Guidance, ideas, education, etc. gratefully accepted. Thanks,
Which means that the basic answer is that LetEncrypt can't help here. It's a pity. The number of non-routable IOT device (even if we allow that they must be Internet connected) is huge and growing rapidly - along with the security problems associated with them.
The lack of Root CA support seems to add to the massive disorganized fragmentation of solutions provided by, particularly the large Cloud vendors, proposing proprietary, vendor-locked, solutions to a problem that's already been solved, robustly and at scale for routable devices. "essential infrastructure for the Internet" now includes IOT devices and some of these control critical physical infrastructure, such as water distribution and the power grid.
Trusted certificates at that level would seem to be an essential step. It's possible I totally misunderstand what should be possible, or perhaps this is just a feature request...
You can use Letsencrypt certificates. But you have to use dns validation, not http validation. That's all.
PS: There are a lot of other IOT systems with Letsencrypt. Same with routers (like FritzBox) without public access, but with a vendor specific subdomain, so dns validation is always possible.
Depends how you define IOT. Imagine an embedded system in, say a water treatment plant. It's on an internal network, suitable segmented but has a 192.168.x.x address. For the sake of argument, lets imagine that it can access the Internet, eg to push data to a Cloud provider. Typically you'd want a PKI infrastructure to secure that data and you want to anchor that security.
As to the second paragraph. AWS, Google, Azure ,etc. all have some unique way to add this security that's unique to them (as far as I can tell).
In that case your IoT device is actually the client, not a server requiring a valid certificate.
Also, I think that for many IoT devices (and certainly critical devices) it's often more logical to use your own custom PKI and not use the public PKI.
I feel like you really need to ask yourself: "At what point in time will my IoT devices actually be taking public requests?"
I, for one, don't want a chip responsible for determining the cleanliness of the public water supply to EVER be taking public requests from the internet.
This seems like the ideal circumstance for a reverse proxy server.
It can be both a client and a server, but even clients can benefit from certificates eg MQTT. The system might serve a web-HMI viewable by someone on that network or it might not be 100% segmented.
There are many use cases that don't necessarily imply access from the public Internet. If you consider that the entire facility is behind a NAT but the IOT devices are serving web-HMIs, you still (ideally) don't want self-signed certificates.
In SCADA the systems are often remote - lift stations, distribution, etc. etc. - in which case you want no access into the system, but to push signed/encrypted data to the 'net. @ Osiris considers that a "client" which may decrease the need for a trusted certificate, but I don't think it eliminates it.
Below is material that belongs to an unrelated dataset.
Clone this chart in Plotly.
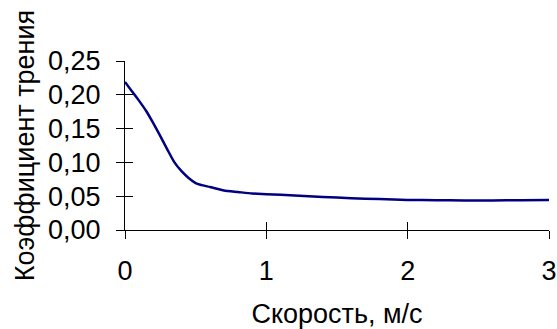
import plotly.graph_objects as go

speed = [0, 0.05, 0.1, 0.15, 0.2, 0.25, 0.3, 0.35, 0.4, 0.45, 0.5, 0.55, 0.6, 0.65,
         0.7, 0.8, 0.9, 1.0, 1.2, 1.4, 1.6, 1.8, 2.0, 2.2, 2.4, 2.6, 2.8, 3.0]
friction = [0.219, 0.205, 0.191, 0.176, 0.158, 0.139, 0.119, 0.100, 0.087, 0.077,
            0.0695, 0.066, 0.0637, 0.061, 0.0585, 0.0562, 0.054, 0.053, 0.051,
            0.049, 0.047, 0.0458, 0.0445, 0.044, 0.0438, 0.0438, 0.044, 0.0444]

x_ticks = [0, 1, 2, 3]
x_tick_text = ["0", "1", "2", "3"]
y_ticks = [0, 0.05, 0.10, 0.15, 0.20, 0.25]
y_tick_text = ["0,00", "0,05", "0,10", "0,15", "0,20", "0,25"]

FONT = "Liberation Sans, Arial, sans-serif"

fig = go.Figure()
fig.add_trace(go.Scatter(x=speed, y=friction, mode="lines",
                         line=dict(color="#000080", width=2.5, shape="spline", smoothing=0.6),
                         showlegend=False, hoverinfo="skip"))
# invisible trace for the overlay axes (inner half of cross ticks)
fig.add_trace(go.Scatter(x=[speed[0]], y=[friction[0]], xaxis="x2", yaxis="y2",
                         mode="markers", marker=dict(opacity=0), showlegend=False,
                         hoverinfo="skip"))

common_font = dict(family=FONT, size=27, color="#000000")

fig.update_layout(
    width=557, height=329,
    margin=dict(l=125, r=8, t=61, b=99),
    paper_bgcolor="white", plot_bgcolor="white",
    font=common_font,
    xaxis=dict(range=[0, 3], tickvals=x_ticks, ticktext=x_tick_text,
               ticks="outside", ticklen=8, tickcolor="#000", tickwidth=1,
               showline=True, linecolor="#000", linewidth=1, showgrid=False,
               zeroline=False, tickfont=common_font, ticklabelstandoff=9,
               automargin=False,
               title=dict(text="Скорость, м/с", font=common_font, standoff=18)),
    yaxis=dict(range=[0, 0.25], tickvals=y_ticks, ticktext=y_tick_text,
               ticks="outside", ticklen=8, tickcolor="#000", tickwidth=1,
               showline=True, linecolor="#000", linewidth=1, showgrid=False,
               zeroline=False, tickfont=common_font, ticklabelstandoff=10,
               automargin=False,
               title=dict(text="Коэффициент трения", font=common_font, standoff=5)),
    xaxis2=dict(overlaying="x", matches="x", range=[0, 3], tickvals=x_ticks,
                ticks="inside", ticklen=8, tickcolor="#000", tickwidth=1,
                showticklabels=False, showline=False, showgrid=False, zeroline=False),
    yaxis2=dict(overlaying="y", matches="y", range=[0, 0.25], tickvals=y_ticks,
                ticks="inside", ticklen=8, tickcolor="#000", tickwidth=1,
                showticklabels=False, showline=False, showgrid=False, zeroline=False),
)

fig.write_html("out.html", config={"displayModeBar": False},
               post_script="document.body.style.margin='0';")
It should be no more difficult to issue a cert from an internal/private PKI system that a public one.
If you really care about keeping off the Internet, then you should really consider not relying on it at all, nor interacting with it either.
Is it really that easy? If I create a Fargate container on AWS it has a 10.10.a.b address (or something). If I assign mycontainer.mydomain.com to that IP can I really get a certificate for the container?
Fair comment but sometimes I just need someone to expose the scope of my ignorance so I know where I should be starting to back-fill. Thanks (and genuinely, not facetiously).